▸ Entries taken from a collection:
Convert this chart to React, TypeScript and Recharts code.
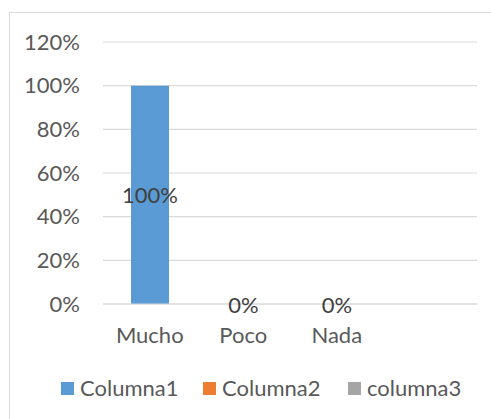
import React from "react";
import { BarChart, Bar, XAxis, YAxis, CartesianGrid, Legend, LabelList } from "recharts";

// Survey answers per category; the trailing blank category keeps an empty slot on the right
const categories = ["Mucho", "Poco", "Nada", ""];
const columna1 = [1, 0, 0, null];
const yTicks = [0, 0.2, 0.4, 0.6, 0.8, 1, 1.2];

const seriesNames = ["Columna1", "Columna2", "columna3"];
const seriesColors = ["#5b9bd5", "#ed7d31", "#a5a5a5"];

const data = categories.map((name, i) => ({ name, Columna1: columna1[i] }));

const FONT = "Lato, 'Noto Sans', sans-serif";
const FS = 22;
const TEXT = "#595959";
const GRID = "#d9d9d9";

const pct = (v: any) => (v === null || v === undefined ? "" : `${Math.round(Number(v) * 100)}%`);

const legendLefts = [61, 203, 348];

const LegendContent = () => (
  <div style={{ position: "relative", width: 491, height: 24, fontFamily: FONT, fontSize: FS, color: TEXT }}>
    {seriesNames.map((n, i) => (
      <div
        key={n}
        style={{ position: "absolute", left: legendLefts[i], top: 0, height: 24, display: "flex", alignItems: "center", whiteSpace: "nowrap" }}
      >
        <span style={{ display: "inline-block", width: 13, height: 13, background: seriesColors[i], marginRight: 6 }} />
        <span style={{ lineHeight: "24px" }}>{n}</span>
      </div>
    ))}
  </div>
);

// Value label drawn at the middle of each bar, including zero-height bars
const CenterLabel = (props: any) => {
  const { x, y, width, height, value } = props;
  if (value === null || value === undefined) return null;
  const cx = Number(x) + Number(width) / 2;
  const cy = Number(y) + Number(height) / 2 + (Number(value) === 0 ? 1 : 0);
  return (
    <text x={cx} y={cy} dy="0.355em" textAnchor="middle" fill="#404040" fontSize={FS} fontFamily={FONT}>
      {pct(value)}
    </text>
  );
};

export default function App() {
  return (
    <div style={{ position: "absolute", left: 0, top: 0, width: 491, height: 419, background: "#fff", overflow: "hidden" }}>
      <div
        style={{
          position: "absolute",
          left: 9,
          top: 12,
          width: 600,
          height: 500,
          border: `1px solid ${GRID}`,
          boxSizing: "border-box",
        }}
      />
      <BarChart
        width={491}
        height={419}
        data={data}
        margin={{ top: 42, right: 14, left: 0, bottom: 19 }}
        style={{ position: "absolute", left: 0, top: 0 }}
      >
        <CartesianGrid horizontal vertical={false} stroke={GRID} strokeWidth={1.2} />
        <XAxis
          dataKey="name"
          height={72}
          tickLine={false}
          tickSize={0}
          tickMargin={23}
          axisLine={{ stroke: GRID, strokeWidth: 1.2 }}
          tick={{ fill: TEXT, fontSize: FS, fontFamily: FONT }}
          interval={0}
        />
        <YAxis
          width={103}
          domain={[0, 1.2]}
          ticks={yTicks}
          tickFormatter={pct}
          axisLine={false}
          tickLine={false}
          tickSize={0}
          tickMargin={23}
          tick={{ fill: TEXT, fontSize: FS, fontFamily: FONT }}
        />
        <Legend verticalAlign="bottom" wrapperStyle={{ left: 0, width: 491 }} content={<LegendContent />} />
        <Bar dataKey="Columna1" fill={seriesColors[0]} barSize={38} minPointSize={0.01} isAnimationActive={false}>
          <LabelList dataKey="Columna1" content={CenterLabel} />
        </Bar>
      </BarChart>
    </div>
  );
}
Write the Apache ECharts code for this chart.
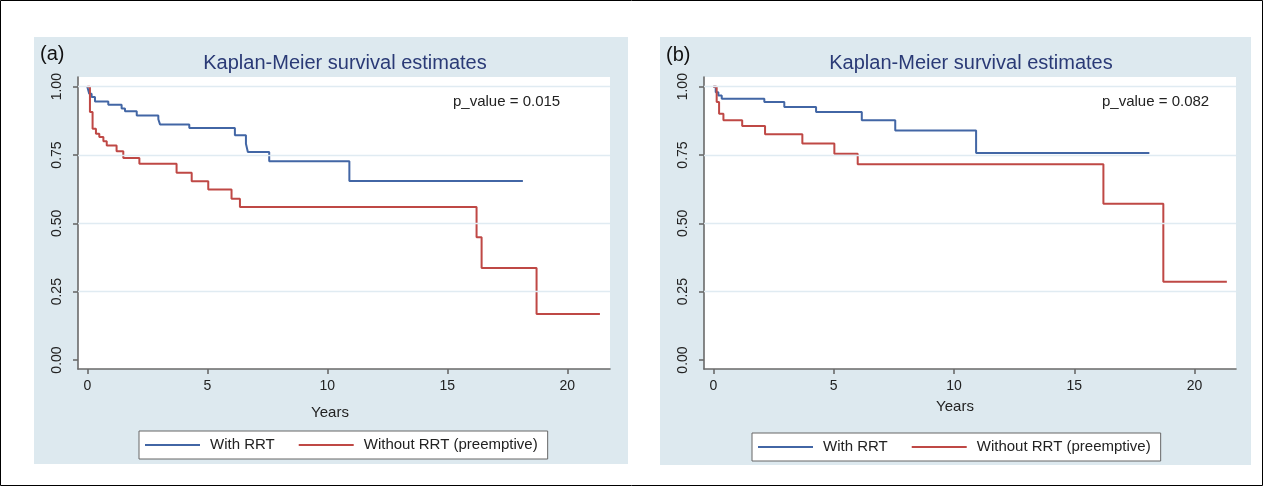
<!DOCTYPE html>
<html>
<head>
<meta charset="utf-8">
<script src="https://cdn.jsdelivr.net/npm/echarts@6/dist/echarts.min.js"></script>
<style>
html,body{margin:0;padding:0;background:#fff;}
#chart{width:1263px;height:486px;}
</style>
</head>
<body>
<div id="chart"></div>
<script>
// ---- data ----
const seriesNames = ['With RRT', 'Without RRT (preemptive)'];
const panelLabels = ['(a)', '(b)'];
const chartTitle = 'Kaplan-Meier survival estimates';
const pValueTexts = ['p_value = 0.015', 'p_value = 0.082'];
const xAxisTitle = 'Years';
const xTicks = [0, 5, 10, 15, 20];
const yTicks = [0, 0.25, 0.5, 0.75, 1];
const yGridValues = [0.25, 0.5, 0.75, 1];

// panel (a)
const aWithTimes = [0, 0.08, 0.18, 0.32, 0.875, 1.43, 1.57, 2.06, 2.96, 3.03, 4.25, 6.15, 6.61, 6.69, 7.58, 10.92, 18.15];
const aWithSurv  = [1.0, 0.974, 0.962, 0.946, 0.934, 0.920, 0.910, 0.895, 0.881, 0.862, 0.849, 0.822, 0.791, 0.761, 0.727, 0.655, 0.655];
const aWithoutTimes = [0, 0.11, 0.22, 0.36, 0.5, 0.67, 0.81, 1.22, 1.5, 2.17, 3.72, 4.35, 5.04, 6.01, 6.36, 16.22, 16.43, 18.72, 21.36];
const aWithoutSurv  = [1.0, 0.907, 0.846, 0.828, 0.816, 0.800, 0.785, 0.764, 0.739, 0.718, 0.685, 0.654, 0.624, 0.590, 0.560, 0.449, 0.337, 0.168, 0.168];

// panel (b)
const bWithTimes = [0, 0.1, 0.21, 0.35, 2.12, 2.95, 4.27, 6.17, 7.56, 10.92, 18.12];
const bWithSurv  = [1.0, 0.98, 0.968, 0.956, 0.944, 0.926, 0.907, 0.877, 0.840, 0.757, 0.757];
const bWithoutTimes = [0, 0.14, 0.24, 0.42, 1.2, 2.15, 3.7, 5.03, 6.0, 16.21, 18.7, 21.34];
const bWithoutSurv  = [1.0, 0.944, 0.901, 0.877, 0.856, 0.826, 0.792, 0.755, 0.716, 0.572, 0.286, 0.286];

// ---- styles ----
const FONT = "'Liberation Sans', Arial, Helvetica, sans-serif";
const BLUE = '#4266a5';
const RED = '#bf4845';
const PANEL_BG = '#dde9ef';
const AXIS_COLOR = '#6a6a6a';
const GRID_COLOR = '#e0ebf2';

function pairs(t, s) { return t.map((v, i) => [v, s[i]]); }

const panels = [
  { grid: { left: 78, top: 77, width: 532, height: 292 }, xMin: -0.3875, xMax: 21.78,
    bg: [34, 37, 594, 427], titleX: 345, titleY: 63, labelX: 40, labelY: 54, pX: 453, pY: 102,
    yearsX: 330, yearsY: 413, legend: { left: 139, top: 431 },
    withData: pairs(aWithTimes, aWithSurv), withoutData: pairs(aWithoutTimes, aWithoutSurv) },
  { grid: { left: 704, top: 77, width: 532, height: 292 }, xMin: -0.387, xMax: 21.72,
    bg: [660, 37, 591, 428], titleX: 971, titleY: 63, labelX: 666, labelY: 55, pX: 1102, pY: 102,
    yearsX: 955, yearsY: 407, legend: { left: 752, top: 433 },
    withData: pairs(bWithTimes, bWithSurv), withoutData: pairs(bWithoutTimes, bWithoutSurv) }
];

const grids = [], xAxes = [], yAxes = [], series = [], legends = [], graphics = [];

panels.forEach((p, i) => {
  grids.push(Object.assign({ show: true, backgroundColor: '#ffffff', borderWidth: 0, containLabel: false }, p.grid));
  xAxes.push({
    type: 'value', gridIndex: i, min: p.xMin, max: p.xMax,
    axisLine: { show: true, onZero: false, lineStyle: { color: AXIS_COLOR, width: 1.6 } },
    axisTick: { show: true, length: 5, customValues: xTicks, lineStyle: { color: AXIS_COLOR, width: 1.6 } },
    axisLabel: { customValues: xTicks, fontSize: 14, color: '#222', fontFamily: FONT, margin: 10 },
    splitLine: { show: false }
  });
  yAxes.push({
    type: 'value', gridIndex: i, min: -0.0329, max: 1.0355,
    axisLine: { show: true, onZero: false, lineStyle: { color: AXIS_COLOR, width: 1.6 } },
    axisTick: { show: true, length: 5, customValues: yTicks, lineStyle: { color: AXIS_COLOR, width: 1.6 } },
    axisLabel: { customValues: yTicks, rotate: 90, fontSize: 14, color: '#222', fontFamily: FONT, margin: 14,
                 formatter: v => v.toFixed(2) },
    splitLine: { show: false }
  });
  // grid lines
  series.push({
    name: 'grid' + i, type: 'line', xAxisIndex: i, yAxisIndex: i, data: [], silent: true, z: 1,
    markLine: { silent: true, symbol: 'none', label: { show: false }, animation: false,
      lineStyle: { color: GRID_COLOR, width: 1.3, type: 'solid' },
      data: yGridValues.map(v => ({ yAxis: v })) }
  });
  series.push({
    name: seriesNames[0], type: 'line', xAxisIndex: i, yAxisIndex: i, step: 'end', data: p.withData,
    symbol: 'none', showSymbol: false, z: 3, color: BLUE, lineStyle: { color: BLUE, width: 2 }
  });
  series.push({
    name: seriesNames[1], type: 'line', xAxisIndex: i, yAxisIndex: i, step: 'end', data: p.withoutData,
    symbol: 'none', showSymbol: false, z: 3, color: RED, lineStyle: { color: RED, width: 2 }
  });
  legends.push({
    data: seriesNames, left: p.legend.left, top: p.legend.top, orient: 'horizontal',
    icon: 'rect', itemWidth: 55, itemHeight: 2, itemGap: 24,
    padding: [5, 10, 5, 6], backgroundColor: '#ffffff', borderColor: '#666', borderWidth: 1, borderRadius: 0,
    selectedMode: false,
    textStyle: { fontSize: 15, color: '#222', fontFamily: FONT, lineHeight: 18, padding: [0, 0, 0, 5] }
  });
  graphics.push({ type: 'rect', z: -10, silent: true,
    shape: { x: p.bg[0], y: p.bg[1], width: p.bg[2], height: p.bg[3] }, style: { fill: PANEL_BG } });
  graphics.push({ type: 'text', z: 10, silent: true, x: p.titleX, y: p.titleY,
    style: { text: chartTitle, font: '20px ' + FONT, fill: '#2a3a76', textAlign: 'center', textVerticalAlign: 'middle', verticalAlign: 'middle' } });
  graphics.push({ type: 'text', z: 10, silent: true, x: p.labelX, y: p.labelY,
    style: { text: panelLabels[i], font: '20px ' + FONT, fill: '#111', textAlign: 'left', textVerticalAlign: 'middle', verticalAlign: 'middle' } });
  graphics.push({ type: 'text', z: 10, silent: true, x: p.pX, y: p.pY,
    style: { text: pValueTexts[i], font: '15px ' + FONT, fill: '#222', textAlign: 'left', textVerticalAlign: 'middle', verticalAlign: 'middle' } });
  graphics.push({ type: 'text', z: 10, silent: true, x: p.yearsX, y: p.yearsY,
    style: { text: xAxisTitle, font: '15px ' + FONT, fill: '#222', textAlign: 'center', textVerticalAlign: 'middle', verticalAlign: 'middle' } });
});

graphics.push({ type: 'rect', z: 20, silent: true, shape: { x: 0.5, y: 0.5, width: 1262, height: 485 },
  style: { fill: 'none', stroke: '#000', lineWidth: 1 } });

const chart = echarts.init(document.getElementById('chart'), null, { renderer: 'canvas', width: 1263, height: 486 });
chart.setOption({
  animation: false,
  backgroundColor: '#ffffff',
  textStyle: { fontFamily: FONT },
  grid: grids, xAxis: xAxes, yAxis: yAxes, series: series, legend: legends,
  graphic: { elements: graphics }
});
</script>
</body>
</html>
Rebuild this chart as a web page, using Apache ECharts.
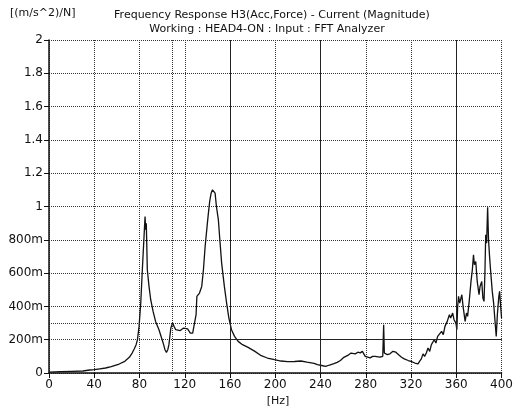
<!DOCTYPE html>
<html>
<head>
<meta charset="utf-8">
<script src="https://cdn.jsdelivr.net/npm/echarts@6/dist/echarts.min.js"></script>
<style>
  html, body { margin: 0; padding: 0; background: #fff; }
  #main { width: 516px; height: 407px; }
</style>
</head>
<body>
<div id="main"></div>
<script>
// frequency [Hz] / magnitude [(m/s^2)/N]
var freqHz = [0, 10, 20, 30, 36, 40, 45, 50, 55, 62, 67, 71, 73.5, 75.3, 77, 78.2, 79.6, 81.1, 82.5, 84,
    84.9, 85.5, 86, 86.9, 88.4, 89.9, 92, 94.2, 97.2, 100.7, 102.5, 103.8, 105, 106, 107.7, 109.2, 110.5, 112, 116, 119,
    120.5, 122.5, 124.9, 127, 128.7, 130, 130.7, 133, 135, 136.5, 138, 140, 140.9, 142, 143.3, 144.5, 145.3, 146.8, 148, 149.7,
    151, 152.6, 155, 157, 159, 161.3, 164, 167.2, 171, 176, 182, 187.6, 193, 199.3, 205, 211, 217, 222.6, 228, 234.3,
    237.2, 241, 244.5, 248, 251.8, 254.7, 257.6, 260.6, 264.9, 267, 270.7, 273, 275.1, 277, 279.5, 281, 283.9, 286, 288.3, 290,
    292.6, 295, 295.8, 296.4, 297, 299, 301.4, 304, 306.6, 309, 311.6, 314, 317.5, 320, 323.3, 326.2, 327.5, 329.1, 330.6, 332,
    333.5, 335, 336.5, 338, 339.3, 340.5, 342, 343.5, 345.1, 347, 348.5, 350, 352, 353.9, 355, 356.8, 358, 359.7, 360.5, 361.2,
    362, 363, 364.9, 366, 367.8, 369, 370, 371.4, 373, 374.2, 375.2, 376, 377.2, 378.5, 380.1, 381, 382.5, 383.5, 384.5, 385.3,
    386, 386.8, 387.7, 388.5, 389.5, 390.5, 391.8, 393, 394, 395.3, 396.3, 397.6, 398.3, 399, 400];
var magnitude = [0.005, 0.008, 0.01, 0.012, 0.018, 0.02, 0.025, 0.03, 0.038, 0.054, 0.07, 0.094, 0.12, 0.144, 0.17, 0.2, 0.28, 0.42, 0.62, 0.82,
    0.94, 0.86, 0.9, 0.62, 0.52, 0.44, 0.37, 0.31, 0.26, 0.185, 0.14, 0.124, 0.14, 0.17, 0.27, 0.30, 0.28, 0.26, 0.255, 0.27,
    0.28, 0.265, 0.24, 0.24, 0.25, 0.35, 0.46, 0.48, 0.52, 0.62, 0.76, 0.9, 0.96, 1.03, 1.08, 1.1, 1.105, 1.08, 1.0, 0.92,
    0.8, 0.66, 0.52, 0.42, 0.33, 0.26, 0.22, 0.19, 0.17, 0.154, 0.13, 0.104, 0.09, 0.08, 0.072, 0.068, 0.069, 0.072, 0.065, 0.058,
    0.05, 0.045, 0.04, 0.048, 0.056, 0.064, 0.075, 0.094, 0.109, 0.12, 0.115, 0.125, 0.121, 0.13, 0.10, 0.11, 0.091, 0.1, 0.10, 0.09,
    0.095, 0.1, 0.29, 0.12, 0.125, 0.11, 0.115, 0.13, 0.125, 0.11, 0.095, 0.085, 0.075, 0.07, 0.06, 0.055, 0.07, 0.085, 0.115, 0.1,
    0.12, 0.15, 0.13, 0.17, 0.174, 0.2, 0.18, 0.22, 0.234, 0.25, 0.23, 0.28, 0.31, 0.35, 0.33, 0.36, 0.32, 0.30, 0.26, 0.4,
    0.46, 0.42, 0.47, 0.4, 0.31, 0.36, 0.34, 0.43, 0.55, 0.62, 0.71, 0.65, 0.67, 0.55, 0.47, 0.52, 0.55, 0.45, 0.43, 0.6,
    0.83, 0.78, 0.995, 0.8, 0.69, 0.6, 0.49, 0.42, 0.33, 0.22, 0.35, 0.46, 0.49, 0.42, 0.33];

var solidX = [160, 240, 360];      // darker vertical grid lines
var cursorX = 108.5, cursorY = 0.3; // dotted cursor lines

var pts = [];
for (var i = 0; i < freqHz.length; i++) pts.push([freqHz[i], magnitude[i]]);

var font = 'DejaVu Sans';
var myChart = echarts.init(document.getElementById('main'));

var marks = [];
solidX.forEach(function (x) { marks.push({ xAxis: x, lineStyle: { type: 'solid', color: '#222', width: 1 } }); });
marks.push([{ coord: [110, 0.2] }, { coord: [400, 0.2], lineStyle: { type: 'solid', color: '#222', width: 1 } }]);
marks.push({ xAxis: cursorX, lineStyle: { type: 'dotted', color: '#333', width: 1 } });
marks.push({ yAxis: cursorY, lineStyle: { type: 'dotted', color: '#333', width: 1 } });

option = {
    backgroundColor: '#fff',
    animation: false,
    textStyle: { fontFamily: font },
    grid: { left: 49, right: 10, top: 40, bottom: 34 },
    graphic: [
        { type: 'text', left: 10, top: 8, style: { text: '[(m/s^2)/N]', font: '11px ' + font, fill: '#111' } },
        { type: 'text', x: 272, y: 15, style: { text: 'Frequency Response H3(Acc,Force) - Current (Magnitude)', font: '11px ' + font, fill: '#111', textAlign: 'center', textVerticalAlign: 'middle' } },
        { type: 'text', x: 267, y: 29, style: { text: 'Working : HEAD4-ON : Input : FFT Analyzer', font: '11px ' + font, fill: '#111', textAlign: 'center', textVerticalAlign: 'middle' } },
        { type: 'text', x: 278, y: 401, style: { text: '[Hz]', font: '11px ' + font, fill: '#111', textAlign: 'center', textVerticalAlign: 'middle' } }
    ],
    xAxis: {
        type: 'value',
        min: 0, max: 400, interval: 40,
        axisLine: { onZero: false, lineStyle: { color: '#111', width: 1.5 } },
        axisTick: { length: 5, lineStyle: { color: '#111' } },
        axisLabel: { color: '#111', fontSize: 12, margin: 6 },
        splitLine: { show: true, lineStyle: { type: 'dotted', color: '#333' } }
    },
    yAxis: {
        type: 'value',
        min: 0, max: 2, interval: 0.2,
        axisLine: { show: true, lineStyle: { color: '#111', width: 1.5 } },
        axisTick: { show: true, length: 5, lineStyle: { color: '#111' } },
        axisLabel: {
            color: '#111', fontSize: 12, margin: 6,
            formatter: function (v) {
                if (v === 0) return '0';
                if (v < 1) return Math.round(v * 1000) + 'm';
                return String(Math.round(v * 10) / 10);
            }
        },
        splitLine: { show: true, lineStyle: { type: 'dotted', color: '#333' } }
    },
    series: [
        {
            type: 'line',
            data: pts,
            showSymbol: false,
            lineStyle: { color: '#111', width: 1.3 },
            markLine: { silent: true, symbol: 'none', label: { show: false }, data: marks }
        }
    ]
};
myChart.setOption(option, true);
</script>
</body>
</html>
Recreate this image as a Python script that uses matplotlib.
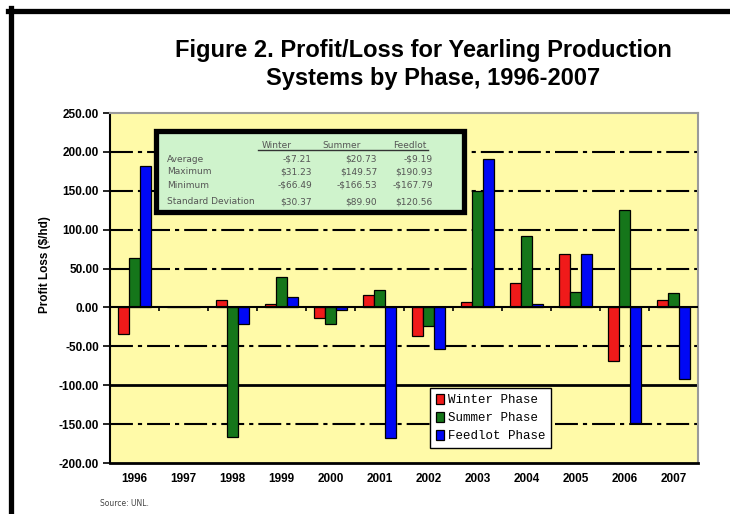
import numpy as np
import matplotlib
matplotlib.use('Agg')
import matplotlib.pyplot as plt
from matplotlib.patches import Rectangle
from matplotlib.lines import Line2D

# data ($/hd)
years = ['1996', '1997', '1998', '1999', '2000', '2001', '2002', '2003', '2004', '2005', '2006', '2007']
winter = [-34, 0, 10, 5, -14, 16, -37, 7, 31, 69, -69, 10]
summer = [64, 0, -166.53, 39, -21, 23, -24, 149.57, 92, 20, 125, 18]
feedlot = [182, 0, -21, 13, -3, -167.79, -54, 190.93, 5, 69, -148, -92]

yticks = [-200, -150, -100, -50, 0, 50, 100, 150, 200, 250]
grid_dashdot = [-150, -50, 50, 100, 150, 200]

stat_cols = ['Winter', 'Summer', 'Feedlot']
stat_rows = ['Average', 'Maximum', 'Minimum', 'Standard Deviation']
stat_vals = [['-$7.21', '$20.73', '-$9.19'],
             ['$31.23', '$149.57', '$190.93'],
             ['-$66.49', '-$166.53', '-$167.79'],
             ['$30.37', '$89.90', '$120.56']]

W, H = 730, 514
narrow = ['Liberation Sans Narrow', 'Liberation Sans', 'DejaVu Sans']


def fx(x):
    return x / W


def fy(y):
    return 1 - y / H


fig = plt.figure(figsize=(7.3, 5.14), dpi=100)
fig.patch.set_facecolor('white')

# outer black frame (top and left edges visible)
fig.add_artist(Line2D([fx(8), 1], [fy(11), fy(11)], color='black', lw=3.8))
fig.add_artist(Line2D([fx(11), fx(11)], [fy(8), 0], color='black', lw=3.8))

ax = fig.add_axes([fx(110), fy(463), 588 / W, 350 / H])
ax.set_facecolor('#FFFAA8')

x = np.arange(len(years))
bw = 0.23
ax.bar(x - bw, winter, bw, color='#F01A1A', edgecolor='black', lw=0.9, zorder=3, label='Winter Phase')
ax.bar(x, summer, bw, color='#15761A', edgecolor='black', lw=0.9, zorder=3, label='Summer Phase')
ax.bar(x + bw, feedlot, bw, color='#0008F5', edgecolor='black', lw=0.9, zorder=3, label='Feedlot Phase')

for g in grid_dashdot:
    ax.axhline(g, color='black', lw=1.5, dashes=(11, 2.4, 2, 2.4), zorder=1)
ax.axhline(-100, color='black', lw=2, zorder=1)
ax.axhline(0, color='black', lw=1.5, zorder=4)
ax.vlines(x[:-1] + 0.5, -5, 0, color='black', lw=1.2, zorder=4)

ax.set_xlim(-0.5, len(years) - 0.5)
ax.set_ylim(-200, 250)
ax.set_yticks(yticks)
ax.set_yticklabels([f'{v:.2f}' for v in yticks], fontfamily=narrow, fontweight='bold', fontsize=8.5)
ax.set_xticks(x)
ax.set_xticklabels(years, fontfamily=narrow, fontweight='bold', fontsize=8.5)
ax.tick_params(axis='x', length=0, pad=7)
ax.tick_params(axis='y', length=5, width=1.2, direction='out', pad=3)

ax.spines['left'].set_linewidth(1.5)
ax.spines['bottom'].set_linewidth(2)
for s in ['top', 'right']:
    ax.spines[s].set_color('#9a9a9a')
    ax.spines[s].set_linewidth(1.5)

fig.text(fx(45), fy(265), 'Profit Loss ($/hd)', rotation=90, ha='center', va='center',
         fontfamily=narrow, fontweight='bold', fontsize=8.5)

fig.text(fx(423), fy(50), 'Figure 2. Profit/Loss for Yearling Production', ha='center', va='center',
         fontfamily=narrow, fontweight='bold', fontsize=17)
fig.text(fx(433), fy(78), 'Systems by Phase, 1996-2007', ha='center', va='center',
         fontfamily=narrow, fontweight='bold', fontsize=17)

fig.text(fx(100), fy(503), 'Source: UNL.', ha='left', va='center', fontsize=5.5, color='#444444')

# statistics box
fig.add_artist(Rectangle((fx(156), fy(212)), 308 / W, 81 / H, facecolor='#CFF3CC',
                         edgecolor='black', lw=3.8, zorder=5))
col_x = [312, 377, 433]
head_x = [277, 342, 410]
for cx, c in zip(head_x, stat_cols):
    fig.text(fx(cx), fy(145), c, ha='center', va='center', fontsize=6.5, color='#555555', zorder=6)
fig.add_artist(Line2D([fx(258), fx(428)], [fy(150), fy(150)], color='#333333', lw=1, zorder=6))
row_y = [159, 172, 185, 202]
for ry, name, vals in zip(row_y, stat_rows, stat_vals):
    fig.text(fx(167), fy(ry), name, ha='left', va='center', fontsize=6.5, color='#555555', zorder=6)
    for cx, v in zip(col_x, vals):
        fig.text(fx(cx), fy(ry), v, ha='right', va='center', fontsize=6.5, color='#555555', zorder=6)

leg = ax.legend(loc='upper left', bbox_to_anchor=(fx(430), fy(388)), bbox_transform=fig.transFigure,
                fancybox=False, edgecolor='black', framealpha=1,
                prop={'family': ['Liberation Mono', 'DejaVu Sans Mono'], 'size': 9},
                handlelength=0.7, handleheight=0.9, handletextpad=0.25, labelspacing=0.45,
                borderpad=0.45, borderaxespad=0)
leg.get_frame().set_linewidth(1)
leg.set_zorder(6)

fig.savefig('out.png', dpi=100)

▸ Brief:
Each line from the top of the material through the line containing "CartesianGrid, Legend, LabelList" should be reproduced exactly; please drop any images.

▸ Expected answer:
Convert this chart to React, TypeScript and Recharts code.
import React from "react";
import { BarChart, Bar, XAxis, YAxis, CartesianGrid, Legend, LabelList } from "recharts";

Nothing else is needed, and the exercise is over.